▶ _TASK GOAL_: Track down the lines that contain "LaTeX" and copy them.

_ _ _ _

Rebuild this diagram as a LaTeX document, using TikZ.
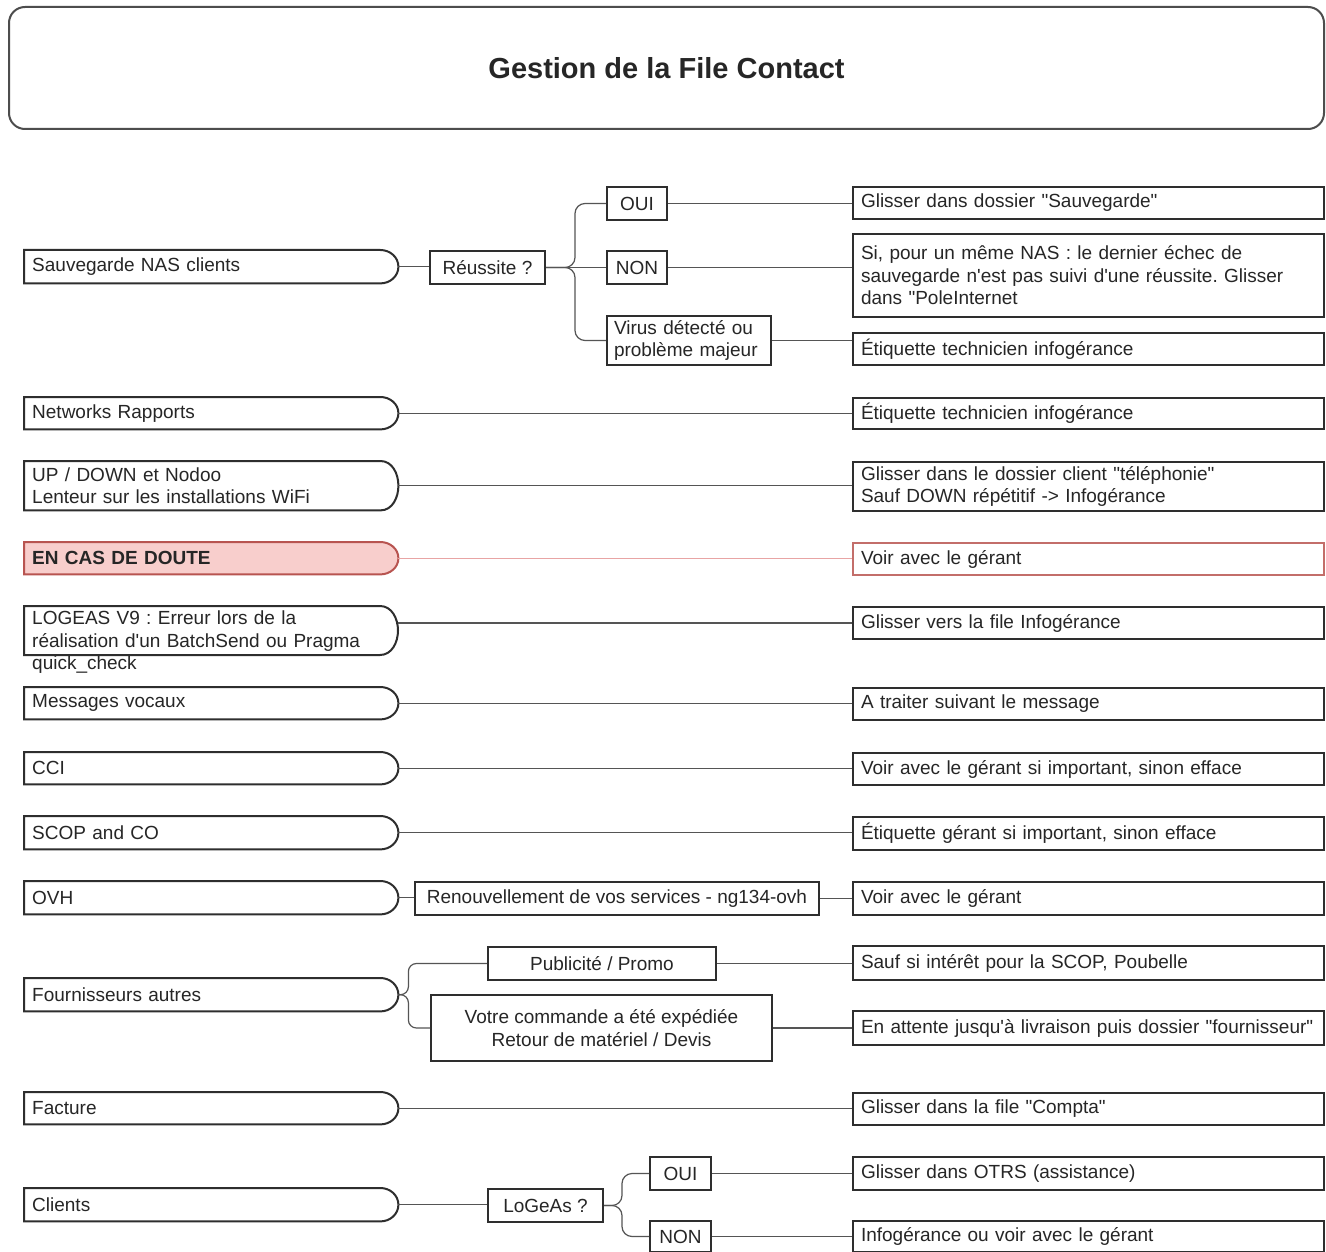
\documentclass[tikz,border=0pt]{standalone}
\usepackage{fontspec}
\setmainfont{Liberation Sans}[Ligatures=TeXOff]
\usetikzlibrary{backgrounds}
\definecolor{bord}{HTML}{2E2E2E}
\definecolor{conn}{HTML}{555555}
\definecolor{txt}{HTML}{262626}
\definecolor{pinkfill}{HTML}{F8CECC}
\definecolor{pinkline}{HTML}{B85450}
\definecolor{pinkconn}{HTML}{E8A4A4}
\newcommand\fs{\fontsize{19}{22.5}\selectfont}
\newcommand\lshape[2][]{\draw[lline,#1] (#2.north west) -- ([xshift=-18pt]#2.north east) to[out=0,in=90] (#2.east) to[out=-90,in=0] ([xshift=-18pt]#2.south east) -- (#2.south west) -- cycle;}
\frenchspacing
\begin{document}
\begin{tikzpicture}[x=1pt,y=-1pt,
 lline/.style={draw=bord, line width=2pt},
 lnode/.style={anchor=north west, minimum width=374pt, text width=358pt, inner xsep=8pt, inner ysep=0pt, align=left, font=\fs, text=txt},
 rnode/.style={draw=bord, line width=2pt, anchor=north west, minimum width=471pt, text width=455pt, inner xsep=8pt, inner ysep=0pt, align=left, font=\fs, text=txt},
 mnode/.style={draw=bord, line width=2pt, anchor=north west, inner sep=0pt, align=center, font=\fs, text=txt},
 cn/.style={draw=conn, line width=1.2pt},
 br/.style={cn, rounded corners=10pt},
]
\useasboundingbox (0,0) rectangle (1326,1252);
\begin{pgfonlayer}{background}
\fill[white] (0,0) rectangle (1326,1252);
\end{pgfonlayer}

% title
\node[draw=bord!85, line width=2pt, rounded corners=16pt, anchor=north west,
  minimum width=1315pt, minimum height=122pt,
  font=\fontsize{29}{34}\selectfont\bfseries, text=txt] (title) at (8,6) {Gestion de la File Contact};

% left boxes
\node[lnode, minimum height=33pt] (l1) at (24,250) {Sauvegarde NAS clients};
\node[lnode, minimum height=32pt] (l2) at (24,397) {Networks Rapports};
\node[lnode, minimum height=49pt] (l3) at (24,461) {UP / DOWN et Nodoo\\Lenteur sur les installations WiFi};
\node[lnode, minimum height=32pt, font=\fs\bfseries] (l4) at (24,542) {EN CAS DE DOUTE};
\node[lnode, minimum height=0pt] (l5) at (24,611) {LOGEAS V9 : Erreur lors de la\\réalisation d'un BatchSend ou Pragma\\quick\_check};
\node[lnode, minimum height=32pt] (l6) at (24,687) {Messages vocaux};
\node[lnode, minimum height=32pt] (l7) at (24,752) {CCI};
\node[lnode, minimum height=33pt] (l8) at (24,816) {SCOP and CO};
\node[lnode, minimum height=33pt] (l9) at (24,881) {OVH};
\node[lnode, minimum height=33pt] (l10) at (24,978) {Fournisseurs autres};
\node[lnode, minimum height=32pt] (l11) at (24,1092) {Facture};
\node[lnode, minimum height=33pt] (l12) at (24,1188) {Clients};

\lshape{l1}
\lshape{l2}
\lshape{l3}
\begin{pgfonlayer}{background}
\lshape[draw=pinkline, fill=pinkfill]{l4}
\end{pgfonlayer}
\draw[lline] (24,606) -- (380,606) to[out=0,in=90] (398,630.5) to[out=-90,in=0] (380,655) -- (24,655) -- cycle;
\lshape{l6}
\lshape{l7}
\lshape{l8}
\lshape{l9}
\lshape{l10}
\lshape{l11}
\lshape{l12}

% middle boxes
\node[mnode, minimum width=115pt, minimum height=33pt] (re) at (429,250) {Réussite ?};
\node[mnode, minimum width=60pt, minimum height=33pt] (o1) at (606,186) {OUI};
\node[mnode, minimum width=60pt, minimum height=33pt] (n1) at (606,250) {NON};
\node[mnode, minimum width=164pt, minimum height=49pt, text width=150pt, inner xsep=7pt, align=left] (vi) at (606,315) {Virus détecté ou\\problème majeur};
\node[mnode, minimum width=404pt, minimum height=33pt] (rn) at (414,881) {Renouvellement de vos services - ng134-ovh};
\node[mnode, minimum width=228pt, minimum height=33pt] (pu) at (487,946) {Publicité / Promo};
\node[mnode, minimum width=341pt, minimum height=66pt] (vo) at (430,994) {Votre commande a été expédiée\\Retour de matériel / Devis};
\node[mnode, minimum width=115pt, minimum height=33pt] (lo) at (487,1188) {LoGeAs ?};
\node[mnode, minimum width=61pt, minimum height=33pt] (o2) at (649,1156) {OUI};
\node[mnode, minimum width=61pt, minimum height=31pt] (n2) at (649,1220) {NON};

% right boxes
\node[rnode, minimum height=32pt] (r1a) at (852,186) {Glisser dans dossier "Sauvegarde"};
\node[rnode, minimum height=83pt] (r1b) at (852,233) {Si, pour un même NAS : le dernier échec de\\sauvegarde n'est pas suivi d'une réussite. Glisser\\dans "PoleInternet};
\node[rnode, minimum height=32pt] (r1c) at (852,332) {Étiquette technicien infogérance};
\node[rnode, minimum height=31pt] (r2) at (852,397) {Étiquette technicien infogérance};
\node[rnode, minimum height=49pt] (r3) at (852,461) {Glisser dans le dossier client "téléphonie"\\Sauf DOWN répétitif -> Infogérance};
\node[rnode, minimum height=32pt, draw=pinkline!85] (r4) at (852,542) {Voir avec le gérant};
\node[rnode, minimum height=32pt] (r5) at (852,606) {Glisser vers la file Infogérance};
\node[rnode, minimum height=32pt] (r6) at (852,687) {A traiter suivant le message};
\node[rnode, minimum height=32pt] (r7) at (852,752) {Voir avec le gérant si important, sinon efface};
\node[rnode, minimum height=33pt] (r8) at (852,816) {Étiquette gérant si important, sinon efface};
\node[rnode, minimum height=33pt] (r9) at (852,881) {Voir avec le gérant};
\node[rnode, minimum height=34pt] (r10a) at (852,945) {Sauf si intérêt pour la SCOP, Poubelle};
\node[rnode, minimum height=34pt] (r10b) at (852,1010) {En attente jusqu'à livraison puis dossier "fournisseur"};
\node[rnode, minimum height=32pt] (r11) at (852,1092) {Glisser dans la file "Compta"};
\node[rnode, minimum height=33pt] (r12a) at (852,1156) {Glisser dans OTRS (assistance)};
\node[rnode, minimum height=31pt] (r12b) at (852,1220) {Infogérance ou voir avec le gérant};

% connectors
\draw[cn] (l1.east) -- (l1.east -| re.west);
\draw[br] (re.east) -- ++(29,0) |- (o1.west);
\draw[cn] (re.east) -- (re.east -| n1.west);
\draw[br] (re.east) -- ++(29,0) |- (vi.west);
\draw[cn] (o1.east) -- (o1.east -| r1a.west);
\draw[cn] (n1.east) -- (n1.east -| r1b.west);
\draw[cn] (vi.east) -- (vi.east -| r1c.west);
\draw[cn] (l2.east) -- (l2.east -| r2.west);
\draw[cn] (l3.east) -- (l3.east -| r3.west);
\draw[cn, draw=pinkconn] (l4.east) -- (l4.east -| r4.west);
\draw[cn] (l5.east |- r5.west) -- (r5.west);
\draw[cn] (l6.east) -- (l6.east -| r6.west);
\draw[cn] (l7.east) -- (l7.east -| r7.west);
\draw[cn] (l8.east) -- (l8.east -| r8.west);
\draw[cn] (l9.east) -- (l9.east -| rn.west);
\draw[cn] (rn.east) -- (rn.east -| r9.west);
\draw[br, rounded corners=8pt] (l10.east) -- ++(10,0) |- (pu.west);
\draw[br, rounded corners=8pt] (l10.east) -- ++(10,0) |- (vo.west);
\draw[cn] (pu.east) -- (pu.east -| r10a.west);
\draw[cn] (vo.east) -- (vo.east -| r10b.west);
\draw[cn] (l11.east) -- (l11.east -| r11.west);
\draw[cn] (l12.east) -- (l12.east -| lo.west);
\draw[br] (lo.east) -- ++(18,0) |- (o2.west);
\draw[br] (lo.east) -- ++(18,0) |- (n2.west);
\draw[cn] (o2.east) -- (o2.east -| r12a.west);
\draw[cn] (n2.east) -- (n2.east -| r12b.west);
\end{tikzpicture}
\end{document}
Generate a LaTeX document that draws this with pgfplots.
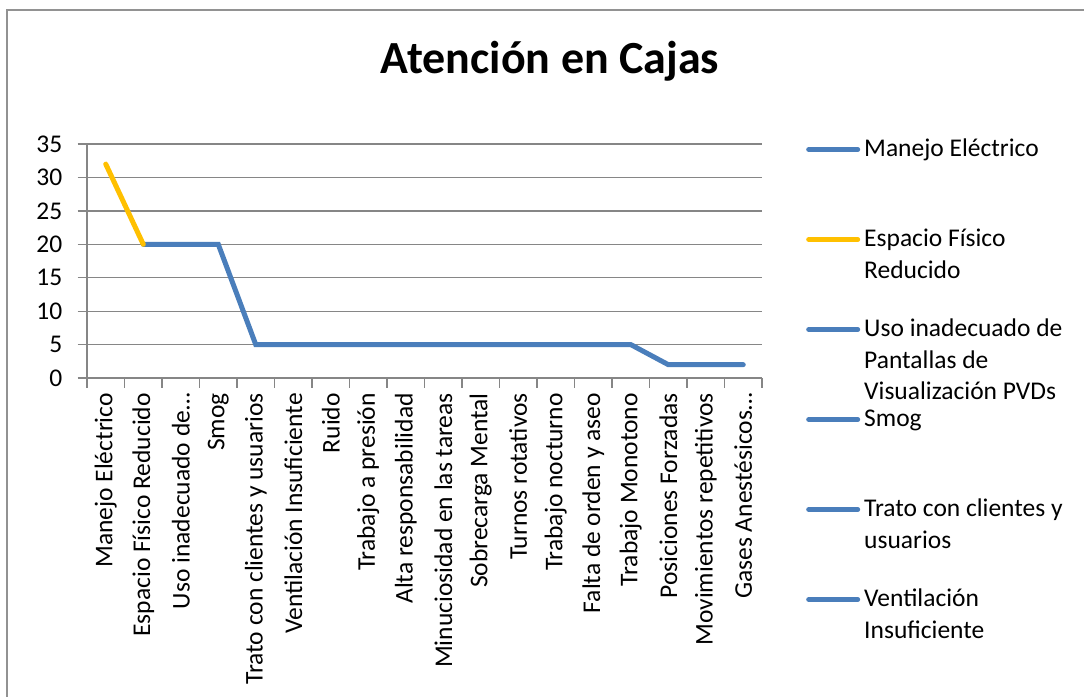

_ _ _ _

▶ _RESULT OF THE TASK_:
Rebuild this diagram as a LaTeX document, using TikZ.
Generate a LaTeX document that draws this with pgfplots.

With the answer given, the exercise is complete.